Los investigadores y divulgadores más concienciados prefieren hablar de fósiles transicionales. El concepto es también distinto: un fósil transicional posee características que ilustran una transformación evolutiva interesante, como por ejemplo la que tuvo lugar durante la evolución de las aves a partir de pequeños dinosaurios carnívoros, o las serpientes a partir de reptiles de cuatro patas. Los paleontólogos rara vez afirman que un fósil transicional es un antepasado de algún ser vivo actual. Se estima que el 99% de las especies se han extinguido, y la probabilidad de dar con un ancestro real suele ser muy baja. Además, no habría forma de confirmar que realmente es un antepasado, y no un pariente cercano de este.
Volvamos a la famosa Ida: es un hallazgo excepcional por su gran antigüedad y su excelente estado de conservación; es un fósil transicional del que se extraerá información a raudales. Pero Ida no es “el eslabón perdido”. No encaja con el concepto de criatura intermedia entre hombre y mono. El hombre de Neanderthal era demasiado humano para obtener ese papel, y a Ida le pasa justo lo contrario: es demasiado primitiva. Otros seres, sin embargo, sí se corresponden a la perfección con la idea clásica de eslabón perdido. Nos referimos a los australopitecinos.

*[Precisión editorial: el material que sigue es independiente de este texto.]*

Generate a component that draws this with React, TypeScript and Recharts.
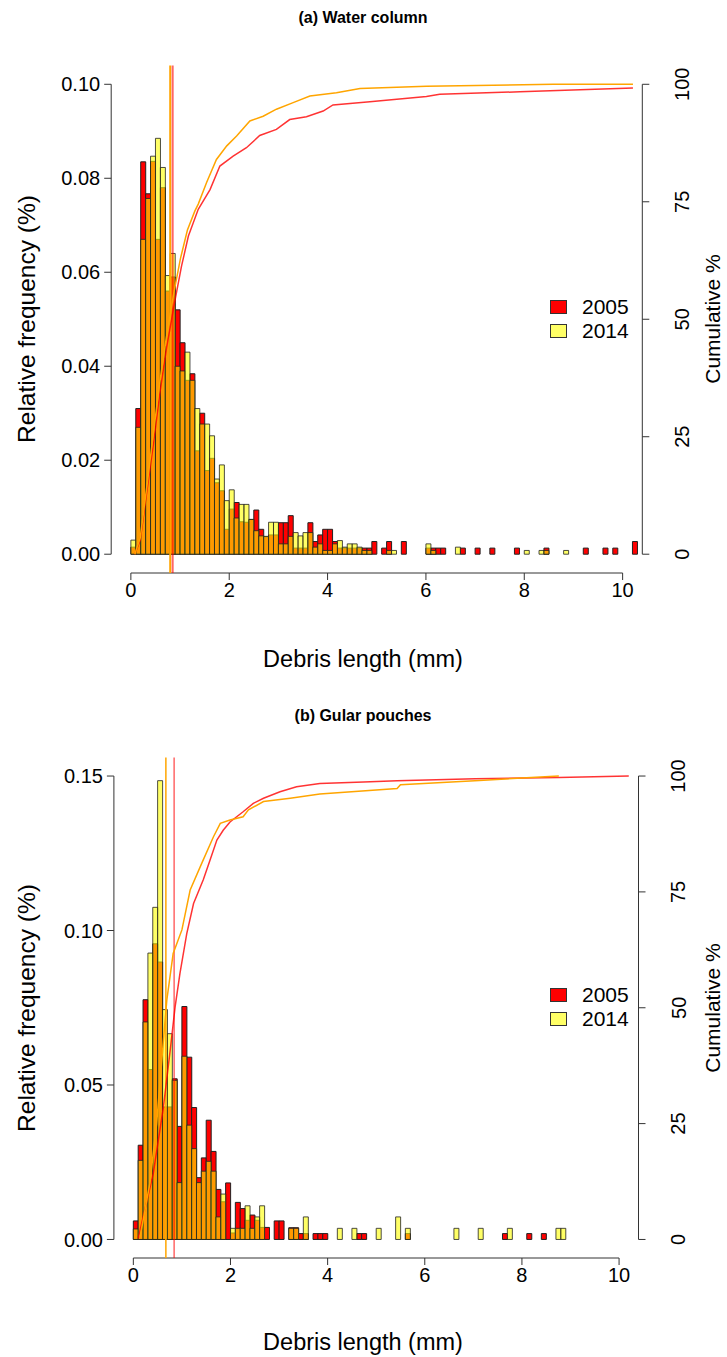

En los especímenes más completos, como Lucy y la niña de Dikika (Australopithecus afarensis), se comprueba que casi todos los rasgos de su esqueleto son, o bien simiescos (el tamaño cerebral, los dedos largos y curvados...), o bien bastante humanos (locomoción bípeda, pies incapaces de agarrar...), o bien “insultantemente” intermedios entre ambos (caninos y molares, la longitud de los brazos, la posición del agujero del cráneo...).
La evolución no necesita ser salvada por un fósil. No hay “cadena” evolutiva, sino arbusto. Y para colmo, hace tiempo que descubrimos a los australopitecinos. El eslabón perdido es solo una bonita leyenda.